Extracted records
= = = = =

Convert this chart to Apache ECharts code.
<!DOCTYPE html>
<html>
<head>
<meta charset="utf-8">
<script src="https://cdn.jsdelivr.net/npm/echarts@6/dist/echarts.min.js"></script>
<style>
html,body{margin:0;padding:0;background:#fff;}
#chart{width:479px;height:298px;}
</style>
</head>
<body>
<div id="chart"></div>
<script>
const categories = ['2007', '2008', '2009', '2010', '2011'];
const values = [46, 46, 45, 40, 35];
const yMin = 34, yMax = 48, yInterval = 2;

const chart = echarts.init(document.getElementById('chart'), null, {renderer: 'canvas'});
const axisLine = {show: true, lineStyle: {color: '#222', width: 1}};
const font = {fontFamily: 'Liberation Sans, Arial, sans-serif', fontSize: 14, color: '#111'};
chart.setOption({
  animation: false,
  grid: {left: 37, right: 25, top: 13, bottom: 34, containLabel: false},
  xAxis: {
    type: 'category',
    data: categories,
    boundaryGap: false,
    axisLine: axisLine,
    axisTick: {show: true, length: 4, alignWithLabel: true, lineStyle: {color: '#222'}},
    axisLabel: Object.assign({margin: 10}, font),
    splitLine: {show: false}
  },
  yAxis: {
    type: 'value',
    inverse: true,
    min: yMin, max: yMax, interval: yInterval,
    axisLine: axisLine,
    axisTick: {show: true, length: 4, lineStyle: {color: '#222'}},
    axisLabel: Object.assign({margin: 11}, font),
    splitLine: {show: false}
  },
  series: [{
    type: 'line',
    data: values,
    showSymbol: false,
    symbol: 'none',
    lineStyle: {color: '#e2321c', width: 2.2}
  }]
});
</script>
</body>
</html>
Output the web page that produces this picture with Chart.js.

= = = = =

▸ **Written request**: Take the entries above and transcribe them in full.

▸ **Task solution**:
Convert this chart to Apache ECharts code.
<!DOCTYPE html>
<html>
<head>
<meta charset="utf-8">
<script src="https://cdn.jsdelivr.net/npm/echarts@6/dist/echarts.min.js"></script>
<style>
html,body{margin:0;padding:0;background:#fff;}
#chart{width:479px;height:298px;}
</style>
</head>
<body>
<div id="chart"></div>
<script>
const categories = ['2007', '2008', '2009', '2010', '2011'];
const values = [46, 46, 45, 40, 35];
const yMin = 34, yMax = 48, yInterval = 2;

const chart = echarts.init(document.getElementById('chart'), null, {renderer: 'canvas'});
const axisLine = {show: true, lineStyle: {color: '#222', width: 1}};
const font = {fontFamily: 'Liberation Sans, Arial, sans-serif', fontSize: 14, color: '#111'};
chart.setOption({
  animation: false,
  grid: {left: 37, right: 25, top: 13, bottom: 34, containLabel: false},
  xAxis: {
    type: 'category',
    data: categories,
    boundaryGap: false,
    axisLine: axisLine,
    axisTick: {show: true, length: 4, alignWithLabel: true, lineStyle: {color: '#222'}},
    axisLabel: Object.assign({margin: 10}, font),
    splitLine: {show: false}
  },
  yAxis: {
    type: 'value',
    inverse: true,
    min: yMin, max: yMax, interval: yInterval,
    axisLine: axisLine,
    axisTick: {show: true, length: 4, lineStyle: {color: '#222'}},
    axisLabel: Object.assign({margin: 11}, font),
    splitLine: {show: false}
  },
  series: [{
    type: 'line',
    data: values,
    showSymbol: false,
    symbol: 'none',
    lineStyle: {color: '#e2321c', width: 2.2}
  }]
});
</script>
</body>
</html>
Output the web page that produces this picture with Chart.js.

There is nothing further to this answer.